Numerous Occasions: Sean Avery’s Crimes Against Fashion
This is pretty self-explanatory. Whenever Sean Avery is photographed looking like this, this, this or this, he’s not only committing some serious fashion crimes, but the term “crimes against humanity” comes to mind as well.
November 27th, 2009: A Bear Stripped of his Rights
Shockwaves ripped through the NHL on this date. First the news broke that Carlton the Bear was being retired by the Toronto Maple Leafs. The world was startled by this news. Was he being forced to retire? Carlton had only worked for the Leafs for about 15 years and it’s not like he had reached retirement age yet. This could have been a serious violation of labour and age discrimination laws, but the police were not brought in to investigate the situation.

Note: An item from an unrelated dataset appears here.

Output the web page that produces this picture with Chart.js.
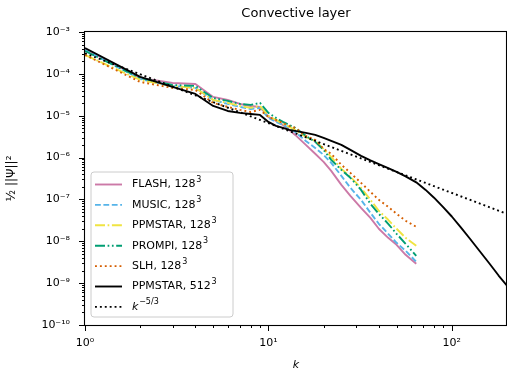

Then it got worse. The Maple Leafs released a statement from Carlton himself stating that the bear was not retiring. Was this damage control by the team? Was there a cover up taking place? Was Carlton forced to write this note against his will? Why was he still not given any pants? All of these things are against modern labour laws.
To this day we’re still confused as to why the authorities didn’t look into this situation more closely.
October 13th, 2010: Ovechkin Trespasses
What is Ovechkin doing in the defensive zone there? Doesn’t he know that’s not where he belongs, especially when the Caps are on the power play? This is obviously a blatant act of trespassing. Ovechkin should know that he’s at the wrong end of the ice and that going into the defensive zone obviously violates numerous property laws. You can’t just walk into some else’s territory and act like you belong there. Thankfully, Ovechkin learned his lesson here without police intervention and he’s rarely been seen anywhere near the defensive zone again.
May 27th, 1993: Kerry Fraser’s Crime
We’ve already mentioned that getting Leafs fans’ hopes up is the worst crime of all. Unfortunately, dashing them completely is almost as unforgivable. In game six of the Campbell Conference Final, Wayne Gretzky hit Doug Gilmour with a hit stick in overtime. He was not penalized and he went on to score the winning goal moments later. This should be filed alongside the Clemmensen infraction listed above under “making Leafs fans sad.”
This case also reminds us that the NHL committed a serious crime when it changed the conference names from “Campbell” and “Wales” to “Western” and “Eastern” at the conclusion of this season.